No creo que nadie le cuestionara a mi abuelo Paco en el 1970 si le apasionaba su trabajo, que consistía en criar animales para después matarlos y comerlos. Nadie se lo preguntó porque sencillamente era un trabajo que se sostenía por la necesidad de alimentar a una familia. Quizás por eso él no entendió nunca que sus hijos se profesionalizaran en lugar de continuar con el negocio familiar.
Aquellos hijos, hoy padres, trataron de dar un paso más: estudiar o trabajar en cosas que les pudieran medianamente gustar, con una jornada laboral regulada que no supiera un desgaste físico atroz. Nuestros padres, que confiaron en las letras de la movida, se creyeron lo suficientemente fuertes y libres para cambiar el paradigma: criarnos en la dignidad del que hace lo que le gusta para poder vivir.
La necesidad desapareció y con la sencillez del curso de las cosas se nos educó en la cualificación como llave de apertura de todas las puertas del mundo. De pronto pasamos a ser los que teníamos la oportunidad de estudiar. Y con todo el peso de las oportunidades nos vimos envueltos en la que parecía la solución a todos los problemas: hacer una carrera.
Sin embargo, no contentos con eso, la sociedad nos enredó en una suerte de obligación subyacente que pasaba por una palabra horrorosa: vocación. Se nos pedía que, en medio de la quimera de la juventud con un pavo de manual decidiéramos con perspectiva qué era aquello para lo que habíamos nacido y lo lleváramos a cabo.
En unos años, los hijos de aquellos padres éramos abogados, economistas, médicos, enfermeros, profesores. Éramos lo que nos habían pedido que fuéramos. Pero nadie nos avisó de que probablemente no nos gustaría lo que habíamos estudiado. La pasión no era el google maps de la independencia económica. Y en medio de la fiesta, con las expectativas por las nubes, nos avisaron de que se cortaba la música.

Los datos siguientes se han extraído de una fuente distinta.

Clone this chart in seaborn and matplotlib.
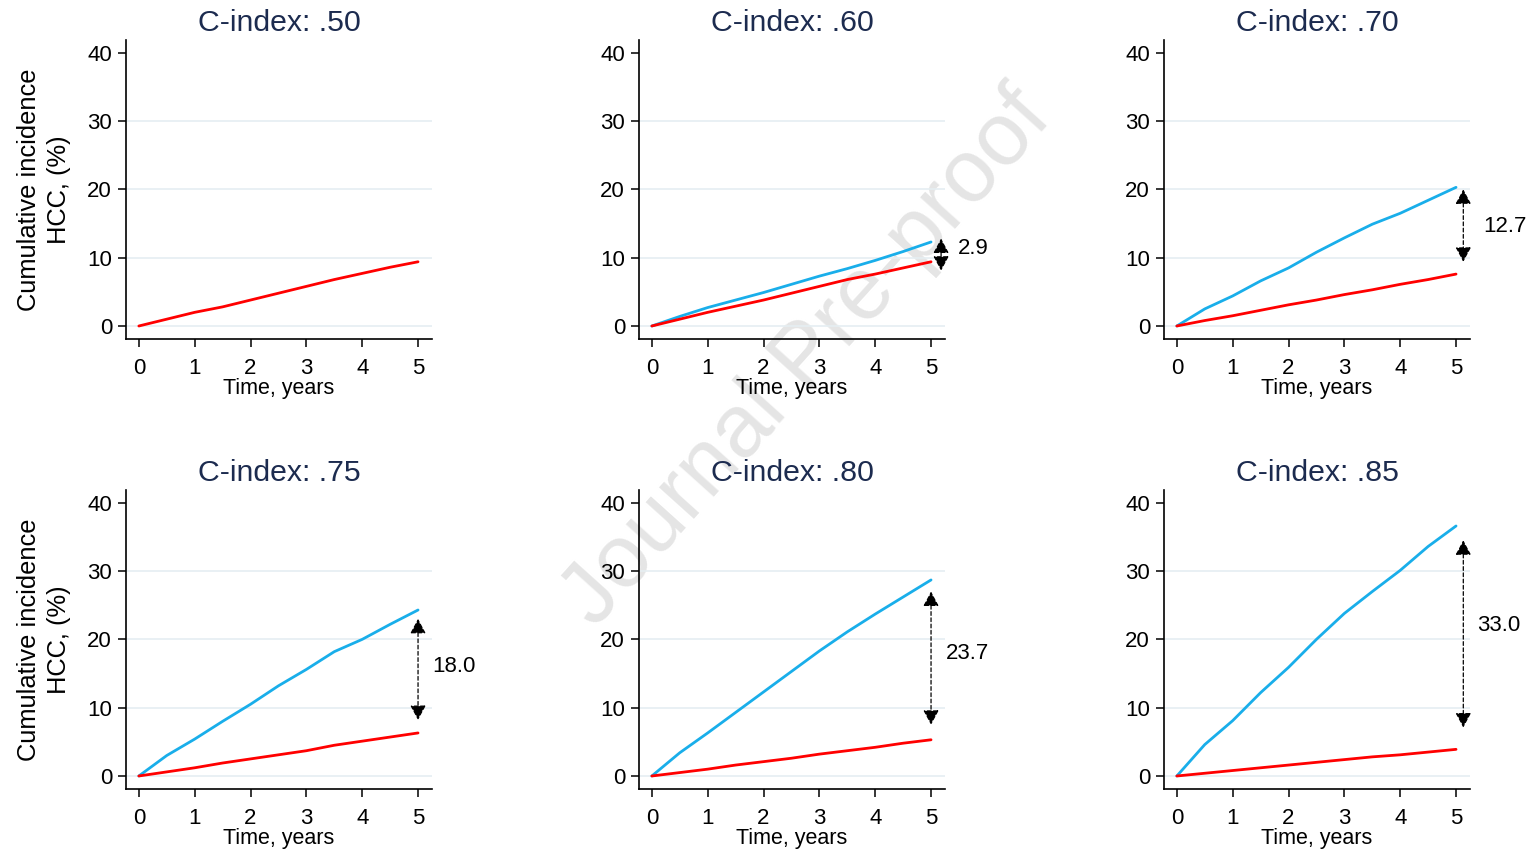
import pandas as pd
import matplotlib.pyplot as plt
import seaborn as sns

# --- Data ---
time_years = [0, 0.5, 1, 1.5, 2, 2.5, 3, 3.5, 4, 4.5, 5]

c_index = ['.50', '.60', '.70', '.75', '.80', '.85']

red_curves = [
    [0, 1.0, 2.0, 2.8, 3.8, 4.8, 5.8, 6.8, 7.7, 8.6, 9.4],
    [0, 1.0, 2.0, 2.9, 3.8, 4.8, 5.8, 6.8, 7.6, 8.5, 9.4],
    [0, 0.8, 1.5, 2.3, 3.1, 3.8, 4.6, 5.3, 6.1, 6.8, 7.6],
    [0, 0.6, 1.2, 1.9, 2.5, 3.1, 3.7, 4.5, 5.1, 5.7, 6.3],
    [0, 0.5, 1.0, 1.6, 2.1, 2.6, 3.2, 3.7, 4.2, 4.8, 5.3],
    [0, 0.4, 0.8, 1.2, 1.6, 2.0, 2.4, 2.8, 3.1, 3.5, 3.9],
]
blue_curves = [
    None,
    [0, 1.4, 2.7, 3.8, 4.9, 6.1, 7.3, 8.4, 9.6, 10.9, 12.3],
    [0, 2.5, 4.4, 6.6, 8.5, 10.8, 12.9, 14.9, 16.5, 18.4, 20.3],
    [0, 3.0, 5.4, 8.0, 10.5, 13.2, 15.6, 18.2, 20.0, 22.2, 24.3],
    [0, 3.4, 6.3, 9.3, 12.3, 15.3, 18.3, 21.1, 23.7, 26.2, 28.7],
    [0, 4.6, 8.1, 12.2, 15.9, 20.0, 23.8, 27.0, 30.1, 33.6, 36.6],
]

diff_labels = [None, '2.9', '12.7', '18.0', '23.7', '33.0']
arrow_x = [None, 5.18, 5.13, 5.0, 5.0, 5.13]
arrow_top = [None, 12.8, 20.0, 23.0, 27.0, 34.5]
arrow_bottom = [None, 8.1, 9.4, 8.2, 7.5, 7.1]
label_x = [None, 5.48, 5.48, 5.25, 5.27, 5.37]
label_y = [None, 11.3, 14.5, 16.1, 18.0, 22.0]

# --- Style ---
BLUE = '#19aeea'
RED = '#ff0000'
TITLE_COLOR = '#1c2b4f'
GRID_COLOR = '#e5eef2'

sns.set_theme(style='white')
plt.rcParams['font.family'] = ['Liberation Sans', 'DejaVu Sans']
for key in ['text.color', 'axes.labelcolor', 'xtick.color', 'ytick.color']:
    plt.rcParams[key] = 'black'

rows = []
for i, ci in enumerate(c_index):
    if blue_curves[i] is not None:
        for t, v in zip(time_years, blue_curves[i]):
            rows.append({'panel': ci, 'group': 'model', 'time': t, 'cuminc': v})
    for t, v in zip(time_years, red_curves[i]):
        rows.append({'panel': ci, 'group': 'reference', 'time': t, 'cuminc': v})
df = pd.DataFrame(rows)

fig = plt.figure(figsize=(15.26, 8.5), dpi=100)

col_left = [126, 639, 1164]
row_bottom = [0.6012, 0.0718]
ax_w = 306 / 1526
ax_h = 0.352

for i, ci in enumerate(c_index):
    r, c = divmod(i, 3)
    ax = fig.add_axes([col_left[c] / 1526, row_bottom[r], ax_w, ax_h])
    ax.set_facecolor('none')

    for yv in [0, 10, 20, 30]:
        ax.axhline(yv, color=GRID_COLOR, lw=1.2, zorder=0)

    sub = df[df['panel'] == ci]
    sns.lineplot(data=sub, x='time', y='cuminc', hue='group',
                 palette={'model': BLUE, 'reference': RED},
                 hue_order=['model', 'reference'],
                 lw=2.0, ax=ax, legend=False, zorder=3)

    if diff_labels[i] is not None:
        ax.annotate('', xy=(arrow_x[i], arrow_bottom[i]),
                    xytext=(arrow_x[i], arrow_top[i]),
                    arrowprops=dict(arrowstyle='<|-|>,head_length=0.45,head_width=0.24',
                                    mutation_scale=20, color='black', lw=0.9,
                                    linestyle=(0, (3, 2)), shrinkA=0, shrinkB=0),
                    annotation_clip=False)
        ax.text(label_x[i], label_y[i], diff_labels[i], fontsize=16,
                ha='left', va='center', clip_on=False)

    ax.set_xlim(-0.23, 5.25)
    ax.set_ylim(-1.9, 41.9)
    ax.set_xticks(range(6))
    ax.set_yticks([0, 10, 20, 30, 40])
    ax.tick_params(axis='both', direction='out', length=6, width=1.1,
                   labelsize=16, color='black', bottom=True, left=True)
    ax.tick_params(axis='x', pad=8)
    ax.tick_params(axis='y', pad=4)
    for side in ['top', 'right']:
        ax.spines[side].set_visible(False)
    for side in ['left', 'bottom']:
        ax.spines[side].set_color('black')
        ax.spines[side].set_linewidth(1.2)

    ax.set_title(f'C-index: {ci}', fontsize=21.8, color=TITLE_COLOR, pad=6)
    ax.set_xlabel('Time, years', fontsize=15.5, labelpad=-1)
    if c == 0:
        ax.set_ylabel('Cumulative incidence\nHCC, (%)', fontsize=18.4,
                      labelpad=12, linespacing=1.3)
    else:
        ax.set_ylabel('')

fig.text(0.529, 0.578, 'Journal Pre-proof', rotation=48, fontsize=64,
         color='#e5e5e5', ha='center', va='center', zorder=-1)

plt.savefig('out.png', dpi=100)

Y aquellos niños que vieron como el decorado caía sobre sus hombros son ahora los restos de una generación semiperdida que nos llaman de cristal porque estamos frustrados y vamos a terapia. Una generación que busca ilusionarse con todo lo que hace porque aún cree que la promesa del ascensor social les llevará a la luz de la azotea. Una generación débil como hojaldre que se rompe porque no conoce —dicen— el calor del esfuerzo.
Pero con la autoridad que nos da ir a bordo de este naufragio diré que hemos tenido que activar el artefacto en aras de conformar un proyecto de vida relativamente estable. Y hemos depositado esfuerzo, ganas, dedicación y disciplina para poder tirar de un engranaje que no funcionaba con el polvo mágico de la vocación.
Y con el donaire del que vive lo que escribe diré que la pasión es un constructo arcaico —algo romantizado— que no es más en realidad que entusiasmarse con el proceso. Y porque como dijo J de camino a la fiscalía: «uno tiene la fea costumbre de querer comer tres veces al día». Y a mí eso, te diré, me apasiona.